Yuzuru Hanyu skated the highest-scoring short program in history, breaking his own record at the Four Continents Championships in Seoul on Friday.

Hanyu, the two-time Olympic champion, tallied 111.82 points with a quadruple Salchow and a quad toe loop-triple toe loop combination. Hanyu reverted to his 2018 Olympic season short program for the first time. He held the previous short program record of 110.53 from November 2018.

“Today’s performance was the most perfect performance I’ve ever done,” Hanyu said, according to the International Skating Union. “I set as a goal a score higher than 110 for myself.”

Hanyu leads China’s Jin Boyang by 15.99 points going into the free skate. American Jason Brown is in third.

Four Continents features top skaters from North America, Asia (but not Russia, which is part of Europe in Olympic sport) and Australia. A TV and live stream schedule is here.

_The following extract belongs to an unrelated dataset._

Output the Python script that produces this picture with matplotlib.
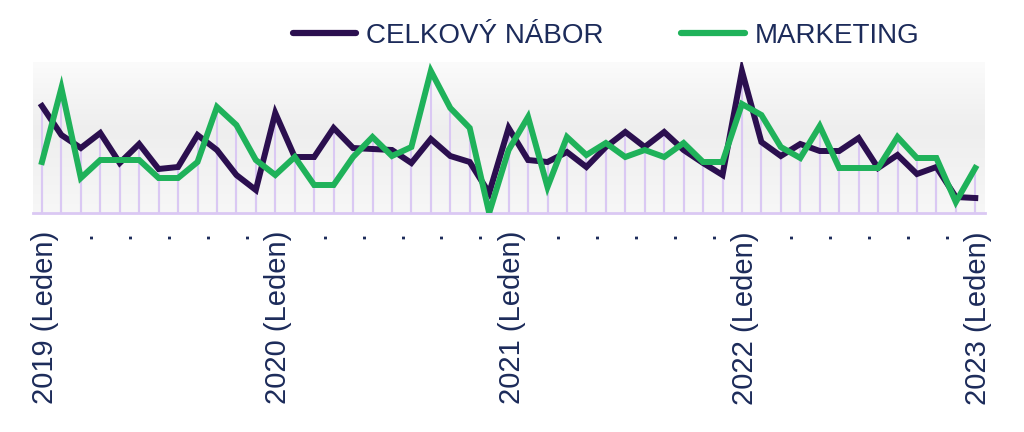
import numpy as np
import matplotlib
matplotlib.use("Agg")
import matplotlib.pyplot as plt
import matplotlib.transforms as mtransforms
from matplotlib.colors import LinearSegmentedColormap

plt.rcParams['font.family'] = ['Liberation Sans', 'DejaVu Sans']

# mesice od ledna 2019 do ledna 2023
roky = [2019, 2020, 2021, 2022, 2023]
mesice = list(range(49))

celkovy_nabor = [107, 78, 65, 80, 50, 69, 44, 46, 78, 63, 38, 23,
                 100, 56, 56, 85, 65, 64, 63, 50, 74, 57, 51, 20,
                 85, 53, 51, 61, 46, 66, 81, 66, 81, 63, 50, 38,
                 142, 71, 57, 69, 62, 62, 75, 45, 58, 39, 46, 16,
                 15]
marketing = [51, 125, 35, 53, 53, 53, 35, 35, 51, 106, 88, 53,
             38, 56, 28, 28, 56, 76, 57, 66, 142, 105, 85, 0,
             63, 96, 26, 76, 58, 70, 56, 63, 56, 70, 51, 51,
             109, 98, 66, 55, 87, 45, 45, 45, 76, 55, 55, 11,
             45]

barva_nabor = '#2b0f4f'
barva_marketing = '#1fb25a'
barva_textu = '#1c2b5a'
barva_mrizky = '#dac8f3'

fig = plt.figure(figsize=(10.24, 4.32), dpi=100)
ax = fig.add_axes([33 / 1024, 1 - 213 / 432, 952 / 1024, 151 / 432])

# jemny sedy prechod v pozadi
cmap = LinearSegmentedColormap.from_list('bg', [(0, '#f7f7f7'), (0.55, '#eeeeee'), (1, '#fbfbfb')])
grad = np.linspace(0, 1, 256).reshape(-1, 1)
ax.imshow(grad, aspect='auto', cmap=cmap, extent=[0, 1, 0, 1],
          transform=ax.transAxes, zorder=0, origin='lower')

ax.vlines(mesice, 0, celkovy_nabor, color=barva_mrizky, lw=1.5, zorder=1)
ax.vlines(mesice, 0, marketing, color=barva_mrizky, lw=1.5, zorder=1)

ax.plot(mesice, celkovy_nabor, color=barva_nabor, lw=4.3, label='CELKOVÝ NÁBOR',
        zorder=3, solid_joinstyle='miter')
ax.plot(mesice, marketing, color=barva_marketing, lw=4.3, label='MARKETING',
        zorder=4, solid_joinstyle='miter')

ax.set_xlim(-0.46, 48.5)
ax.set_ylim(0, 151)

for s in ['top', 'right', 'left']:
    ax.spines[s].set_visible(False)
ax.spines['bottom'].set_color(barva_mrizky)
ax.spines['bottom'].set_linewidth(2)
ax.spines['bottom'].set_zorder(2)

pozice = list(range(0, 49, 2))
popisky = []
for p in pozice:
    if p % 12 == 0:
        popisky.append(f'{roky[p // 12]} (Leden)')
    else:
        popisky.append('.')
ax.set_xticks(pozice)
ax.set_xticklabels(popisky, rotation=90, fontsize=21, color=barva_textu)
ax.tick_params(axis='x', length=0, pad=13)
ax.set_yticks([])

posun = mtransforms.ScaledTranslation(3 / 100, 0, fig.dpi_scale_trans)
for lbl in ax.get_xticklabels():
    lbl.set_transform(lbl.get_transform() + posun)

leg = fig.legend(loc='upper center', bbox_to_anchor=(0.592, 1.005), ncol=2, frameon=False,
                 fontsize=20, handlelength=2.3, handletextpad=0.35, columnspacing=2.8)
for t in leg.get_texts():
    t.set_color(barva_textu)
for h in leg.legend_handles:
    h.set_linewidth(4.5)
    h.set_solid_capstyle('round')

fig.savefig('out.png', dpi=100, facecolor='white')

Hanyu and other skaters are preparing for March’s world championships in Montreal. That’s where Hanyu will next face Nathan Chen, who is skipping Four Continents to focus on sophomore studies at Yale. Chen beat Hanyu in their last five head-to-head programs starting with the 2018 Olympic free skate.

Earlier, U.S. champions Madison Chock and Evan Bates extended their resurgence, repeating as Four Continents ice dance gold medalists despite a free-dance fall. Chock and Bates, eighth and ninth at their two Olympics, totaled 213.18 to beat Canadians Piper Gilles and Paul Poirier by three points.

Madison Hubbell and Zachary Donohue, the top U.S. couple the previous two seasons, dropped from first after the rhythm dance to third. Donohue erred on a twizzle in the free dance.

Chock and Bates bettered Hubbell and Donohue in all three head-to-heads this season. Chock and Bates rank third in the world going into the world championships, trailing four-time world champions Gabriella Papadakis and Guillaume Cizeron of France and Victoria Sinitsina and Nikita Katsalapov of Russia.

At the European Championships last month, the Russians handed the French their first defeat since the PyeongChang Olympics.